> **RECORDED INFORMATION**

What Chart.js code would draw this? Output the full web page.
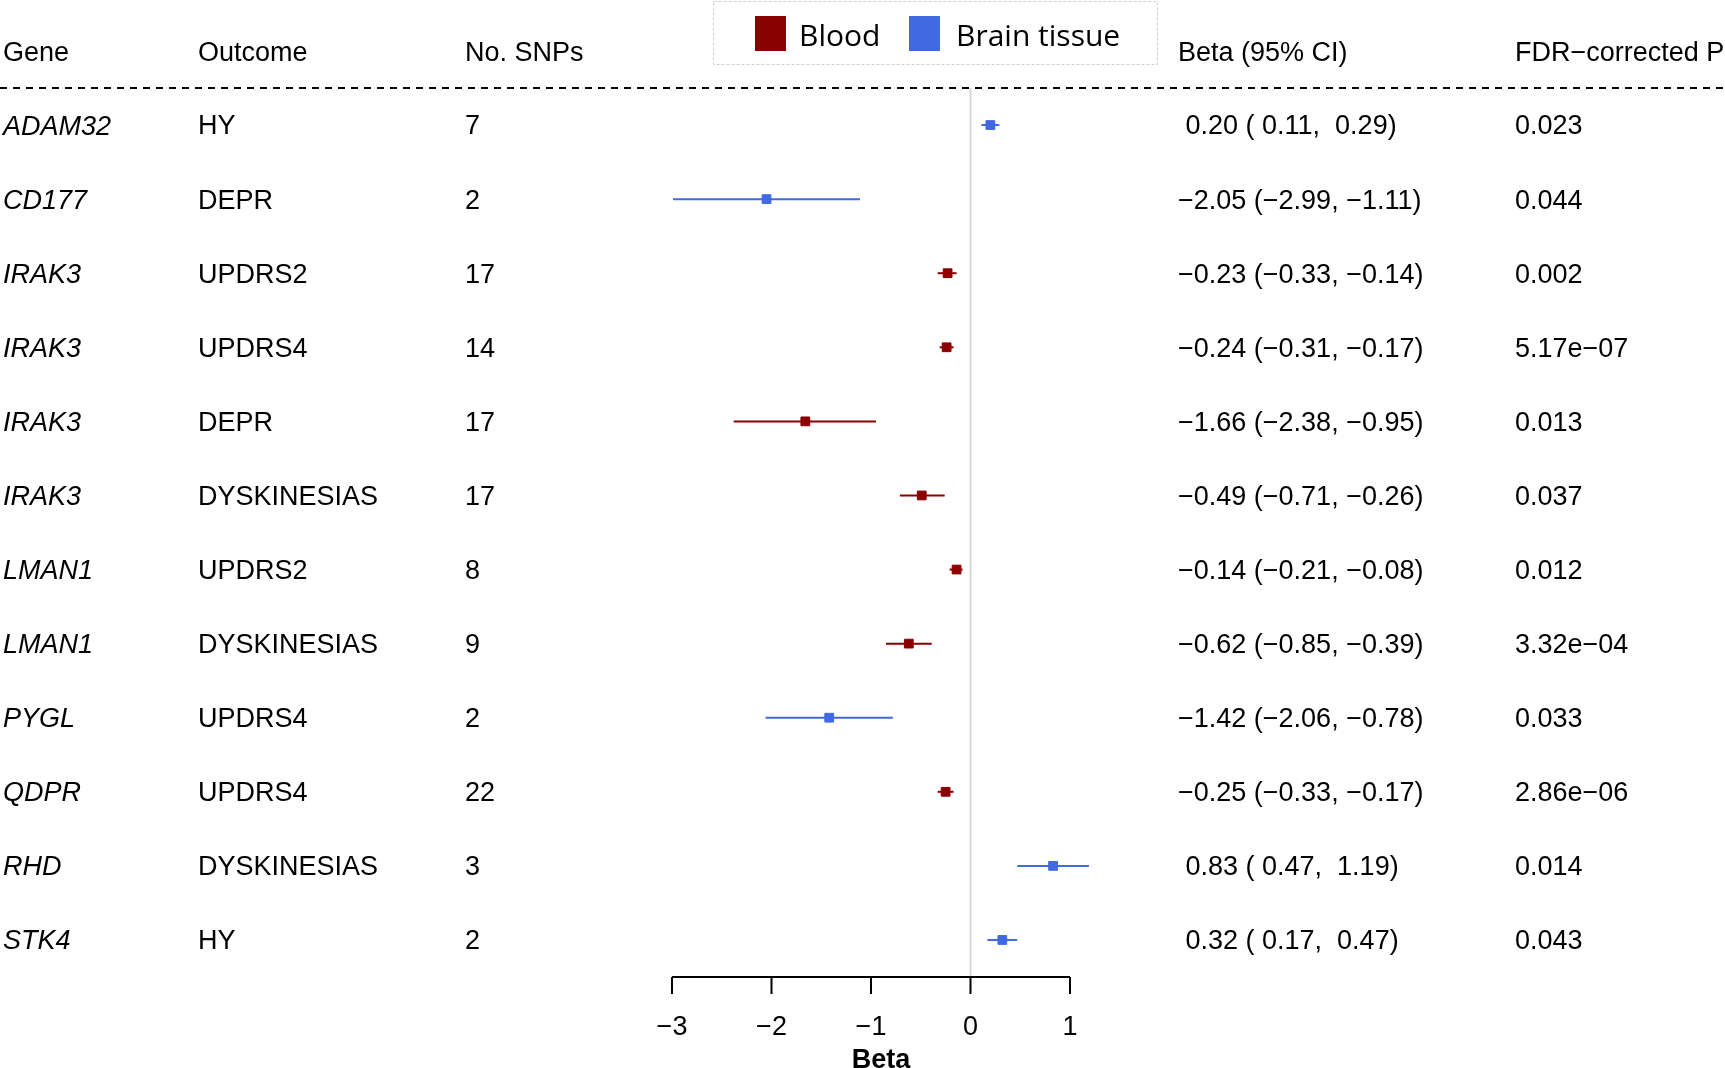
<!DOCTYPE html>
<html>
<head>
<meta charset="utf-8">
<script src="https://cdn.jsdelivr.net/npm/chart.js@4.4.1/dist/chart.umd.min.js"></script>
<style>
  html, body { margin: 0; padding: 0; background: #fff; }
  #forest { display: block; }
</style>
</head>
<body>
<canvas id="forest" width="1725" height="1068"></canvas>
<script>
// dados da figura
const genes = ["ADAM32", "CD177", "IRAK3", "IRAK3", "IRAK3", "IRAK3", "LMAN1", "LMAN1", "PYGL", "QDPR", "RHD", "STK4"];
const outcomes = ["HY", "DEPR", "UPDRS2", "UPDRS4", "DEPR", "DYSKINESIAS", "UPDRS2", "DYSKINESIAS", "UPDRS4", "UPDRS4", "DYSKINESIAS", "HY"];
const nSnps = [7, 2, 17, 14, 17, 17, 8, 9, 2, 22, 3, 2];
const beta = [0.20, -2.05, -0.23, -0.24, -1.66, -0.49, -0.14, -0.62, -1.42, -0.25, 0.83, 0.32];
const lower = [0.11, -2.99, -0.33, -0.31, -2.38, -0.71, -0.21, -0.85, -2.06, -0.33, 0.47, 0.17];
const upper = [0.29, -1.11, -0.14, -0.17, -0.95, -0.26, -0.08, -0.39, -0.78, -0.17, 1.19, 0.47];
const fdrP = ["0.023", "0.044", "0.002", "5.17e\u221207", "0.013", "0.037", "0.012", "3.32e\u221204", "0.033", "2.86e\u221206", "0.014", "0.043"];
const tissue = ["Brain tissue", "Brain tissue", "Blood", "Blood", "Blood", "Blood", "Blood", "Blood", "Brain tissue", "Blood", "Brain tissue", "Brain tissue"];
const xTicks = [-3, -2, -1, 0, 1];
const headers = ["Gene", "Outcome", "No. SNPs", "Beta (95% CI)", "FDR\u2212corrected P"];

const cores = { "Blood": "#8B0000", "Brain tissue": "#4169E1" };
const FONT = "'Liberation Sans', Arial, Helvetica, sans-serif";

function fmt(v) {
  let s = Math.abs(v).toFixed(2);
  s = (v < 0 ? "\u2212" : " ") + s;
  return s;
}
function ciText(i) {
  return fmt(beta[i]) + " (" + fmt(lower[i]) + ", " + fmt(upper[i]) + ")";
}

function pontos(t) {
  const out = [];
  beta.forEach((b, i) => { if (tissue[i] === t) out.push({ x: b, y: i + 1 }); });
  return out;
}

const forestPlugin = {
  id: "forest",
  beforeDatasetsDraw(chart) {
    const ctx = chart.ctx;
    const xs = chart.scales.x, ys = chart.scales.y;
    const area = chart.chartArea;
    ctx.save();
    // linha do zero
    ctx.strokeStyle = "#d3d3d3";
    ctx.lineWidth = 1.8;
    ctx.beginPath();
    ctx.moveTo(xs.getPixelForValue(0), area.top);
    ctx.lineTo(xs.getPixelForValue(0), area.bottom);
    ctx.stroke();
    // intervalos de confianca
    ctx.lineWidth = 2;
    beta.forEach((b, i) => {
      const y = ys.getPixelForValue(i + 1);
      ctx.strokeStyle = cores[tissue[i]];
      ctx.beginPath();
      ctx.moveTo(xs.getPixelForValue(lower[i]), y);
      ctx.lineTo(xs.getPixelForValue(upper[i]), y);
      ctx.stroke();
    });
    ctx.restore();
  },
  afterDraw(chart) {
    const ctx = chart.ctx;
    const xs = chart.scales.x, ys = chart.scales.y;
    const area = chart.chartArea;
    const colX = [3, 198, 465, 1178, 1515];
    ctx.save();
    ctx.fillStyle = "#000";
    ctx.textBaseline = "middle";
    ctx.textAlign = "left";

    // cabecalho
    ctx.font = "27px " + FONT;
    const yHead = ys.getPixelForValue(0) + 3;
    headers.forEach((h, k) => ctx.fillText(h, colX[k], yHead));

    // linha tracejada
    ctx.strokeStyle = "#000";
    ctx.lineWidth = 2;
    ctx.setLineDash([7, 6]);
    ctx.beginPath();
    ctx.moveTo(0, area.top);
    ctx.lineTo(chart.width, area.top);
    ctx.stroke();
    ctx.setLineDash([]);

    // linhas da tabela
    genes.forEach((g, i) => {
      const y = ys.getPixelForValue(i + 1) + 2;
      ctx.font = "italic 27px " + FONT;
      ctx.fillText(g, colX[0], y);
      ctx.font = "27px " + FONT;
      ctx.fillText(outcomes[i], colX[1], y);
      ctx.fillText(String(nSnps[i]), colX[2], y);
      ctx.fillText(ciText(i), colX[3], y);
      ctx.fillText(fdrP[i], colX[4], y);
    });

    // eixo x
    const yAx = area.bottom;
    ctx.lineWidth = 2;
    ctx.beginPath();
    ctx.moveTo(xs.getPixelForValue(xTicks[0]), yAx);
    ctx.lineTo(xs.getPixelForValue(xTicks[xTicks.length - 1]), yAx);
    xTicks.forEach(t => {
      const px = xs.getPixelForValue(t);
      ctx.moveTo(px, yAx);
      ctx.lineTo(px, yAx + 17);
    });
    ctx.stroke();
    ctx.textAlign = "center";
    ctx.font = "27px " + FONT;
    xTicks.forEach(t => {
      const lab = t < 0 ? "\u2212" + Math.abs(t) : String(t);
      ctx.fillText(lab, xs.getPixelForValue(t), yAx + 51);
    });
    ctx.font = "bold 27px " + FONT;
    ctx.fillText("Beta", xs.getPixelForValue(-0.9), yAx + 84);

    // legenda
    ctx.strokeStyle = "#cfcfcf";
    ctx.lineWidth = 1;
    ctx.setLineDash([3, 2]);
    ctx.strokeRect(713.5, 1.5, 444, 63);
    ctx.setLineDash([]);
    ctx.textAlign = "left";
    ctx.font = "30px 'Open Sans', 'Noto Sans', sans-serif";
    const itens = [["Blood", 755, 799], ["Brain tissue", 909, 956]];
    itens.forEach(([nome, sx, tx]) => {
      ctx.fillStyle = cores[nome];
      ctx.fillRect(sx, 16, 31, 35);
      ctx.fillStyle = "#000";
      ctx.fillText(nome, tx, 37);
    });
    ctx.restore();
  }
};

new Chart(document.getElementById("forest"), {
  type: "scatter",
  data: {
    datasets: ["Blood", "Brain tissue"].map(t => ({
      label: t,
      data: pontos(t),
      backgroundColor: cores[t],
      borderColor: cores[t],
      pointStyle: "rect",
      pointRadius: 6.2,
      pointBorderWidth: 1,
      clip: false
    }))
  },
  options: {
    responsive: false,
    animation: false,
    devicePixelRatio: 1,
    layout: { padding: { left: 672, right: 655, top: 88, bottom: 91 } },
    plugins: { legend: { display: false }, tooltip: { enabled: false } },
    scales: {
      x: { type: "linear", min: -3, max: 1, display: false },
      y: { type: "linear", min: 0.5, max: 12.5, reverse: true, display: false }
    }
  },
  plugins: [forestPlugin]
});
</script>
</body>
</html>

> **TO BE DONE**
Print out the material word for word, omitting the pictures.

> **EXPECTED ANSWER**
What Chart.js code would draw this? Output the full web page.
<!DOCTYPE html>
<html>
<head>
<meta charset="utf-8">
<script src="https://cdn.jsdelivr.net/npm/chart.js@4.4.1/dist/chart.umd.min.js"></script>
<style>
  html, body { margin: 0; padding: 0; background: #fff; }
  #forest { display: block; }
</style>
</head>
<body>
<canvas id="forest" width="1725" height="1068"></canvas>
<script>
// dados da figura
const genes = ["ADAM32", "CD177", "IRAK3", "IRAK3", "IRAK3", "IRAK3", "LMAN1", "LMAN1", "PYGL", "QDPR", "RHD", "STK4"];
const outcomes = ["HY", "DEPR", "UPDRS2", "UPDRS4", "DEPR", "DYSKINESIAS", "UPDRS2", "DYSKINESIAS", "UPDRS4", "UPDRS4", "DYSKINESIAS", "HY"];
const nSnps = [7, 2, 17, 14, 17, 17, 8, 9, 2, 22, 3, 2];
const beta = [0.20, -2.05, -0.23, -0.24, -1.66, -0.49, -0.14, -0.62, -1.42, -0.25, 0.83, 0.32];
const lower = [0.11, -2.99, -0.33, -0.31, -2.38, -0.71, -0.21, -0.85, -2.06, -0.33, 0.47, 0.17];
const upper = [0.29, -1.11, -0.14, -0.17, -0.95, -0.26, -0.08, -0.39, -0.78, -0.17, 1.19, 0.47];
const fdrP = ["0.023", "0.044", "0.002", "5.17e\u221207", "0.013", "0.037", "0.012", "3.32e\u221204", "0.033", "2.86e\u221206", "0.014", "0.043"];
const tissue = ["Brain tissue", "Brain tissue", "Blood", "Blood", "Blood", "Blood", "Blood", "Blood", "Brain tissue", "Blood", "Brain tissue", "Brain tissue"];
const xTicks = [-3, -2, -1, 0, 1];
const headers = ["Gene", "Outcome", "No. SNPs", "Beta (95% CI)", "FDR\u2212corrected P"];

const cores = { "Blood": "#8B0000", "Brain tissue": "#4169E1" };
const FONT = "'Liberation Sans', Arial, Helvetica, sans-serif";

function fmt(v) {
  let s = Math.abs(v).toFixed(2);
  s = (v < 0 ? "\u2212" : " ") + s;
  return s;
}
function ciText(i) {
  return fmt(beta[i]) + " (" + fmt(lower[i]) + ", " + fmt(upper[i]) + ")";
}

function pontos(t) {
  const out = [];
  beta.forEach((b, i) => { if (tissue[i] === t) out.push({ x: b, y: i + 1 }); });
  return out;
}

const forestPlugin = {
  id: "forest",
  beforeDatasetsDraw(chart) {
    const ctx = chart.ctx;
    const xs = chart.scales.x, ys = chart.scales.y;
    const area = chart.chartArea;
    ctx.save();
    // linha do zero
    ctx.strokeStyle = "#d3d3d3";
    ctx.lineWidth = 1.8;
    ctx.beginPath();
    ctx.moveTo(xs.getPixelForValue(0), area.top);
    ctx.lineTo(xs.getPixelForValue(0), area.bottom);
    ctx.stroke();
    // intervalos de confianca
    ctx.lineWidth = 2;
    beta.forEach((b, i) => {
      const y = ys.getPixelForValue(i + 1);
      ctx.strokeStyle = cores[tissue[i]];
      ctx.beginPath();
      ctx.moveTo(xs.getPixelForValue(lower[i]), y);
      ctx.lineTo(xs.getPixelForValue(upper[i]), y);
      ctx.stroke();
    });
    ctx.restore();
  },
  afterDraw(chart) {
    const ctx = chart.ctx;
    const xs = chart.scales.x, ys = chart.scales.y;
    const area = chart.chartArea;
    const colX = [3, 198, 465, 1178, 1515];
    ctx.save();
    ctx.fillStyle = "#000";
    ctx.textBaseline = "middle";
    ctx.textAlign = "left";

    // cabecalho
    ctx.font = "27px " + FONT;
    const yHead = ys.getPixelForValue(0) + 3;
    headers.forEach((h, k) => ctx.fillText(h, colX[k], yHead));

    // linha tracejada
    ctx.strokeStyle = "#000";
    ctx.lineWidth = 2;
    ctx.setLineDash([7, 6]);
    ctx.beginPath();
    ctx.moveTo(0, area.top);
    ctx.lineTo(chart.width, area.top);
    ctx.stroke();
    ctx.setLineDash([]);

    // linhas da tabela
    genes.forEach((g, i) => {
      const y = ys.getPixelForValue(i + 1) + 2;
      ctx.font = "italic 27px " + FONT;
      ctx.fillText(g, colX[0], y);
      ctx.font = "27px " + FONT;
      ctx.fillText(outcomes[i], colX[1], y);
      ctx.fillText(String(nSnps[i]), colX[2], y);
      ctx.fillText(ciText(i), colX[3], y);
      ctx.fillText(fdrP[i], colX[4], y);
    });

    // eixo x
    const yAx = area.bottom;
    ctx.lineWidth = 2;
    ctx.beginPath();
    ctx.moveTo(xs.getPixelForValue(xTicks[0]), yAx);
    ctx.lineTo(xs.getPixelForValue(xTicks[xTicks.length - 1]), yAx);
    xTicks.forEach(t => {
      const px = xs.getPixelForValue(t);
      ctx.moveTo(px, yAx);
      ctx.lineTo(px, yAx + 17);
    });
    ctx.stroke();
    ctx.textAlign = "center";
    ctx.font = "27px " + FONT;
    xTicks.forEach(t => {
      const lab = t < 0 ? "\u2212" + Math.abs(t) : String(t);
      ctx.fillText(lab, xs.getPixelForValue(t), yAx + 51);
    });
    ctx.font = "bold 27px " + FONT;
    ctx.fillText("Beta", xs.getPixelForValue(-0.9), yAx + 84);

    // legenda
    ctx.strokeStyle = "#cfcfcf";
    ctx.lineWidth = 1;
    ctx.setLineDash([3, 2]);
    ctx.strokeRect(713.5, 1.5, 444, 63);
    ctx.setLineDash([]);
    ctx.textAlign = "left";
    ctx.font = "30px 'Open Sans', 'Noto Sans', sans-serif";
    const itens = [["Blood", 755, 799], ["Brain tissue", 909, 956]];
    itens.forEach(([nome, sx, tx]) => {
      ctx.fillStyle = cores[nome];
      ctx.fillRect(sx, 16, 31, 35);
      ctx.fillStyle = "#000";
      ctx.fillText(nome, tx, 37);
    });
    ctx.restore();
  }
};

new Chart(document.getElementById("forest"), {
  type: "scatter",
  data: {
    datasets: ["Blood", "Brain tissue"].map(t => ({
      label: t,
      data: pontos(t),
      backgroundColor: cores[t],
      borderColor: cores[t],
      pointStyle: "rect",
      pointRadius: 6.2,
      pointBorderWidth: 1,
      clip: false
    }))
  },
  options: {
    responsive: false,
    animation: false,
    devicePixelRatio: 1,
    layout: { padding: { left: 672, right: 655, top: 88, bottom: 91 } },
    plugins: { legend: { display: false }, tooltip: { enabled: false } },
    scales: {
      x: { type: "linear", min: -3, max: 1, display: false },
      y: { type: "linear", min: 0.5, max: 12.5, reverse: true, display: false }
    }
  },
  plugins: [forestPlugin]
});
</script>
</body>
</html>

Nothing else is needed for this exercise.